--- Short exercise ---
Please, without the pictures, retype exactly the lines from the start of the material through the line that holds "const pepTicks = [0, 1250, 2500];".

--- Recorded information ---
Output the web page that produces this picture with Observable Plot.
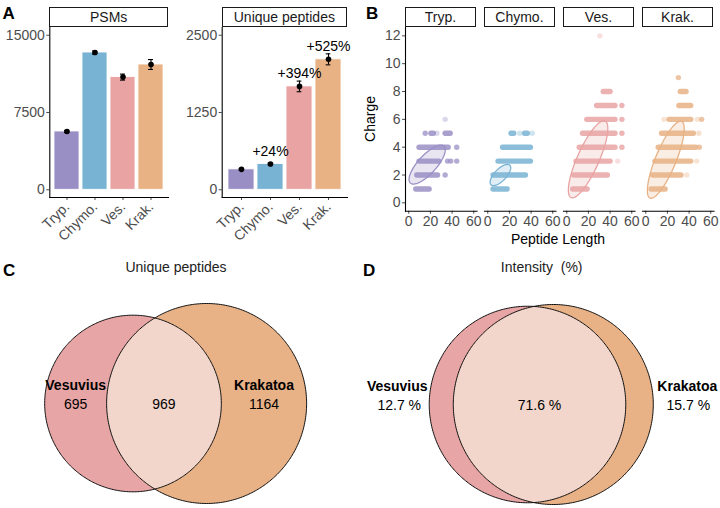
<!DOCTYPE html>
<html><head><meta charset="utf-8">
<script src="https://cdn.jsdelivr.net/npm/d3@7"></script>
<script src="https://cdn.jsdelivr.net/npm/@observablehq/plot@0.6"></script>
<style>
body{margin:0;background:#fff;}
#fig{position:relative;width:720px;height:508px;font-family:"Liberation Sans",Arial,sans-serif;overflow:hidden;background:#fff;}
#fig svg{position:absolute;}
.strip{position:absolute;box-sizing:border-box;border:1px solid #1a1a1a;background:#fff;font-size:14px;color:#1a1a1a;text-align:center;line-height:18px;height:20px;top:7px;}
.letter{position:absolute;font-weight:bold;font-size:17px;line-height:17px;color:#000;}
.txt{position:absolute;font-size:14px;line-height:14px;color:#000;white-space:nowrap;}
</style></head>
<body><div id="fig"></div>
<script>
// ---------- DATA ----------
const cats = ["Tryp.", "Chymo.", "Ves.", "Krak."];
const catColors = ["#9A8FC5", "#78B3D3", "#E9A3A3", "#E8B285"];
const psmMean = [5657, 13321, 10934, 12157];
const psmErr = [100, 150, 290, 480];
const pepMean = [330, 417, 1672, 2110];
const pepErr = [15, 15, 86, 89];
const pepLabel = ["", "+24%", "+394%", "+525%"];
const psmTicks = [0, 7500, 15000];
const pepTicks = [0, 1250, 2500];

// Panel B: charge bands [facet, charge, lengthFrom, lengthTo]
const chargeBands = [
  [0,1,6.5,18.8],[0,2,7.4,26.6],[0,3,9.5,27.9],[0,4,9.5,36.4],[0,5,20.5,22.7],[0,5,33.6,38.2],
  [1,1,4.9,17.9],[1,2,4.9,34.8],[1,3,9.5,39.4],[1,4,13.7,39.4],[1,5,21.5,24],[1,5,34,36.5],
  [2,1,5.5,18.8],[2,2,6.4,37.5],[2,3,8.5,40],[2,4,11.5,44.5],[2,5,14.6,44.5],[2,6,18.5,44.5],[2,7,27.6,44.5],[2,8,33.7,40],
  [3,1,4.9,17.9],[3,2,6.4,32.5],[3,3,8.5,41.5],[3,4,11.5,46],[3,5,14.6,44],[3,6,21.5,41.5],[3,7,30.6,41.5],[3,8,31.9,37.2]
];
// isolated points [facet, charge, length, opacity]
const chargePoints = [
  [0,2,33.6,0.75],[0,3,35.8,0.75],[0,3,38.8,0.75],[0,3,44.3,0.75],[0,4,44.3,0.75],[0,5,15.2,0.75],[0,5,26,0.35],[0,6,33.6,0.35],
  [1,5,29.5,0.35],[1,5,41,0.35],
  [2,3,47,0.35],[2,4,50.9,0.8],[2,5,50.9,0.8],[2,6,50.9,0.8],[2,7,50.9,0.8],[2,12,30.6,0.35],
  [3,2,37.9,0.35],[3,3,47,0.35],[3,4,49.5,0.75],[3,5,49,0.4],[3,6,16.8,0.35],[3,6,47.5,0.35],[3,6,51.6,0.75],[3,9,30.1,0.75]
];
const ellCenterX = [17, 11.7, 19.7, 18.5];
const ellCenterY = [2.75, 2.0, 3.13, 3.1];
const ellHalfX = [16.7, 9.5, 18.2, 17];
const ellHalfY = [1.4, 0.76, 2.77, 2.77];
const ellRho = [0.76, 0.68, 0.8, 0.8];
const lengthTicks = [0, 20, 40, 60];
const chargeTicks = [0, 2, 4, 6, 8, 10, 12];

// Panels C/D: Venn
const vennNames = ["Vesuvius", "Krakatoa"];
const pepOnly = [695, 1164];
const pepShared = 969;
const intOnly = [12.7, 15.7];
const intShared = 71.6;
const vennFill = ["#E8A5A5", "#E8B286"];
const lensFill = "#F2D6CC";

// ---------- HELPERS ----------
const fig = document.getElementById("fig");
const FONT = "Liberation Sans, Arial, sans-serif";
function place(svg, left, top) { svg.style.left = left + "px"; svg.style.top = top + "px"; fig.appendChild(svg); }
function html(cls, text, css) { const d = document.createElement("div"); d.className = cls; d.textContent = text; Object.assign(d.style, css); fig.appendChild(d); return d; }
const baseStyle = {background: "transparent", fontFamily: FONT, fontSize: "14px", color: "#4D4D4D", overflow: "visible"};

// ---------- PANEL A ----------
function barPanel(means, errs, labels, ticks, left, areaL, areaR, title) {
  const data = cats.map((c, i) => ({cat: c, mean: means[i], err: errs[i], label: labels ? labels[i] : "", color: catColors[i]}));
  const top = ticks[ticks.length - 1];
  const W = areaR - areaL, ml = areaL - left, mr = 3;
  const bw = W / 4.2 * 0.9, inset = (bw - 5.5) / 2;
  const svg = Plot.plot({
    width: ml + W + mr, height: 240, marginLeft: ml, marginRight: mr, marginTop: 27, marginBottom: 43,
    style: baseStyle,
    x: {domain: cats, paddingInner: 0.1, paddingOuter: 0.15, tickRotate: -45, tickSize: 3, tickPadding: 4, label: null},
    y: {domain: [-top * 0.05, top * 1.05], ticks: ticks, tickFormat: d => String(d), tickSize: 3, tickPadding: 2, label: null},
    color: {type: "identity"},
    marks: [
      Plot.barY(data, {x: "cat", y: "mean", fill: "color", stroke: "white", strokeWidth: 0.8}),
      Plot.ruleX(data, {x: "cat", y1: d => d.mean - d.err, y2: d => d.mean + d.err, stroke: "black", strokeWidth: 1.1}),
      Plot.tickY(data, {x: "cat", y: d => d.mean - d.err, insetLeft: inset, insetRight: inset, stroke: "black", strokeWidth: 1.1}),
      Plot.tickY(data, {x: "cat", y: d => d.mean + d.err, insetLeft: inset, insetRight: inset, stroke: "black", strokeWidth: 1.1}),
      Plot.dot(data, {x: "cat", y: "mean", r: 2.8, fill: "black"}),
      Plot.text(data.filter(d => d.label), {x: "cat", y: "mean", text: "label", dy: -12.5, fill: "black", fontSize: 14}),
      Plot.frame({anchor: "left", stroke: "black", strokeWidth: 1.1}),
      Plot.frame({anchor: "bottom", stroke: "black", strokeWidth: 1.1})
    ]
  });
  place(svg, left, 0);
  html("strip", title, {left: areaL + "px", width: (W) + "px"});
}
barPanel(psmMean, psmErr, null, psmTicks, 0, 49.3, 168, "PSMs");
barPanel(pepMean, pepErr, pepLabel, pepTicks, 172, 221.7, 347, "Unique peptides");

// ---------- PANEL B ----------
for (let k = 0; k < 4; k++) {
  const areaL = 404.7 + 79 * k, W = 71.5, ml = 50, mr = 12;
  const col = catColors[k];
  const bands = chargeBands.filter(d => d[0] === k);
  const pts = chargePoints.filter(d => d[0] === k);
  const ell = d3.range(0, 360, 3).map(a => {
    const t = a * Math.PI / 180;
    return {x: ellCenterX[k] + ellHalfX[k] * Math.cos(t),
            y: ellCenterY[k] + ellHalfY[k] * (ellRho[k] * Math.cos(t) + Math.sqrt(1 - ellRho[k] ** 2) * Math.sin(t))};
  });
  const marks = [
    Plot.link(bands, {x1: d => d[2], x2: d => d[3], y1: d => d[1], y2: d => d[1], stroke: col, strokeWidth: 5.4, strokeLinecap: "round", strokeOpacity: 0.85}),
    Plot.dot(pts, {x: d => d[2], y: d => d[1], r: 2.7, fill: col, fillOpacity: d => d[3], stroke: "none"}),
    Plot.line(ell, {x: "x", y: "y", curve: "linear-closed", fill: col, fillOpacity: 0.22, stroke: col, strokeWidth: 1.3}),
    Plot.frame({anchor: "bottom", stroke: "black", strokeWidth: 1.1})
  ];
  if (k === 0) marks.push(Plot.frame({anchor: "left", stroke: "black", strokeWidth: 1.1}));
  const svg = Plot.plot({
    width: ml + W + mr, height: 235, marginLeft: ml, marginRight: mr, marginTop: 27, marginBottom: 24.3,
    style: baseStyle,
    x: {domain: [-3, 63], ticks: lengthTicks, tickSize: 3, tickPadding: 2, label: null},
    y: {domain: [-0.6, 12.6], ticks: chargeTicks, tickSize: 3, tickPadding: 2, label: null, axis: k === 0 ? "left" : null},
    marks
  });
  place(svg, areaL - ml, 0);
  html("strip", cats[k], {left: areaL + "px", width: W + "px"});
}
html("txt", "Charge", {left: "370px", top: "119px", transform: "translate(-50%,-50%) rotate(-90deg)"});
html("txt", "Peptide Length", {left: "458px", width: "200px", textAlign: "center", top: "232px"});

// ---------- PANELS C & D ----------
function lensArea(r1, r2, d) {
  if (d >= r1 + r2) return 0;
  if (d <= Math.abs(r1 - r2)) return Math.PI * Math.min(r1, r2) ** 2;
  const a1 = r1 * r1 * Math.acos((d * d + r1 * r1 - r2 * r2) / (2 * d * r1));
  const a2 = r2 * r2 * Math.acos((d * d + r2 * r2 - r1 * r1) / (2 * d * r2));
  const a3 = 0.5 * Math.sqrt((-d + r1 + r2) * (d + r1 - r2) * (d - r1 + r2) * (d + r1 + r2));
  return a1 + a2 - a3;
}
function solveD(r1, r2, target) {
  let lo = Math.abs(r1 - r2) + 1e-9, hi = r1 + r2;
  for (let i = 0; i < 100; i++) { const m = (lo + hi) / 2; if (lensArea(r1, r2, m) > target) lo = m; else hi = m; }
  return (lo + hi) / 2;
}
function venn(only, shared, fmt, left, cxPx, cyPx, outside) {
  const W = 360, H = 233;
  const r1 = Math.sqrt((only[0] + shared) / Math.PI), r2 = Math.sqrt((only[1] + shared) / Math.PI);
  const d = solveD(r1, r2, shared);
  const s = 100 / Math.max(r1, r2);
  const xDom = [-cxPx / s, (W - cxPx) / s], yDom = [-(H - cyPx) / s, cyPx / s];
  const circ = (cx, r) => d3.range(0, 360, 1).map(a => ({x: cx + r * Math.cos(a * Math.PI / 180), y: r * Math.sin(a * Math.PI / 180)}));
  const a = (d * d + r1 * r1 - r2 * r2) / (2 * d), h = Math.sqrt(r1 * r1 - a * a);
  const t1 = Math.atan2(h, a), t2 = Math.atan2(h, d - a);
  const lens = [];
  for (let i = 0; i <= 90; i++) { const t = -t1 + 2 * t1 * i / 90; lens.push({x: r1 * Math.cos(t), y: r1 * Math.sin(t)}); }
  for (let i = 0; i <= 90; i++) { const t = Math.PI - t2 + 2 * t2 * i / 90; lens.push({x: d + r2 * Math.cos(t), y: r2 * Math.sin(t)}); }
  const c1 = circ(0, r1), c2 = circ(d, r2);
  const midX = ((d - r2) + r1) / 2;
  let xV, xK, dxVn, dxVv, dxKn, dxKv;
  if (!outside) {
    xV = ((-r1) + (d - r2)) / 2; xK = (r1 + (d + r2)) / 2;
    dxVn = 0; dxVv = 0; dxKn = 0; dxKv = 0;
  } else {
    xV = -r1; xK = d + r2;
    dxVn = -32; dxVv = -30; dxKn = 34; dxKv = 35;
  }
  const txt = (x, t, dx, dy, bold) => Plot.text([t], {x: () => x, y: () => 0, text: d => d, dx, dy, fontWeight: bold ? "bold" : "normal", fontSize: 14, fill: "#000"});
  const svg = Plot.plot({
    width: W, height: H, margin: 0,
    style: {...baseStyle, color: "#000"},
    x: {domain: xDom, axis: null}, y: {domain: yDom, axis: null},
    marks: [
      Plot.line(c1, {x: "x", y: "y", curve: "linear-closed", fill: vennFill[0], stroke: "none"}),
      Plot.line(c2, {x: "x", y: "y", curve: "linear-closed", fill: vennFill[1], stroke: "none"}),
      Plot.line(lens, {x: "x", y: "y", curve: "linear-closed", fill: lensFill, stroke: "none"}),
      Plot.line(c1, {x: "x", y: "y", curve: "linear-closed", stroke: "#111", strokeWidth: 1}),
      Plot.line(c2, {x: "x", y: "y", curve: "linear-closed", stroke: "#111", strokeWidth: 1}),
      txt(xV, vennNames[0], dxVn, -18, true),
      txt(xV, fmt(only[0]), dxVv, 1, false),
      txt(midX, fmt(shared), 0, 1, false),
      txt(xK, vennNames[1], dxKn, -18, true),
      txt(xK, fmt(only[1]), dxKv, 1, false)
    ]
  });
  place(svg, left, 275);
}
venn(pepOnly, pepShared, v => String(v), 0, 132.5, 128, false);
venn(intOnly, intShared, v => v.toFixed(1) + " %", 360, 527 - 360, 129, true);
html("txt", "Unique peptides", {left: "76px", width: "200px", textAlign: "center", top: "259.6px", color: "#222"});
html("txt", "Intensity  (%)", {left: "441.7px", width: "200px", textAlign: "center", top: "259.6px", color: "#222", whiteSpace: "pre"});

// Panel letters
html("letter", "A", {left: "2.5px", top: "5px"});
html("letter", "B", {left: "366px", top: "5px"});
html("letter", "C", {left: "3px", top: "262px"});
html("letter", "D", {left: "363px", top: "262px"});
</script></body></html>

--- Solution for this problem ---
Output the web page that produces this picture with Observable Plot.
<!DOCTYPE html>
<html><head><meta charset="utf-8">
<script src="https://cdn.jsdelivr.net/npm/d3@7"></script>
<script src="https://cdn.jsdelivr.net/npm/@observablehq/plot@0.6"></script>
<style>
body{margin:0;background:#fff;}
#fig{position:relative;width:720px;height:508px;font-family:"Liberation Sans",Arial,sans-serif;overflow:hidden;background:#fff;}
#fig svg{position:absolute;}
.strip{position:absolute;box-sizing:border-box;border:1px solid #1a1a1a;background:#fff;font-size:14px;color:#1a1a1a;text-align:center;line-height:18px;height:20px;top:7px;}
.letter{position:absolute;font-weight:bold;font-size:17px;line-height:17px;color:#000;}
.txt{position:absolute;font-size:14px;line-height:14px;color:#000;white-space:nowrap;}
</style></head>
<body><div id="fig"></div>
<script>
// ---------- DATA ----------
const cats = ["Tryp.", "Chymo.", "Ves.", "Krak."];
const catColors = ["#9A8FC5", "#78B3D3", "#E9A3A3", "#E8B285"];
const psmMean = [5657, 13321, 10934, 12157];
const psmErr = [100, 150, 290, 480];
const pepMean = [330, 417, 1672, 2110];
const pepErr = [15, 15, 86, 89];
const pepLabel = ["", "+24%", "+394%", "+525%"];
const psmTicks = [0, 7500, 15000];
const pepTicks = [0, 1250, 2500];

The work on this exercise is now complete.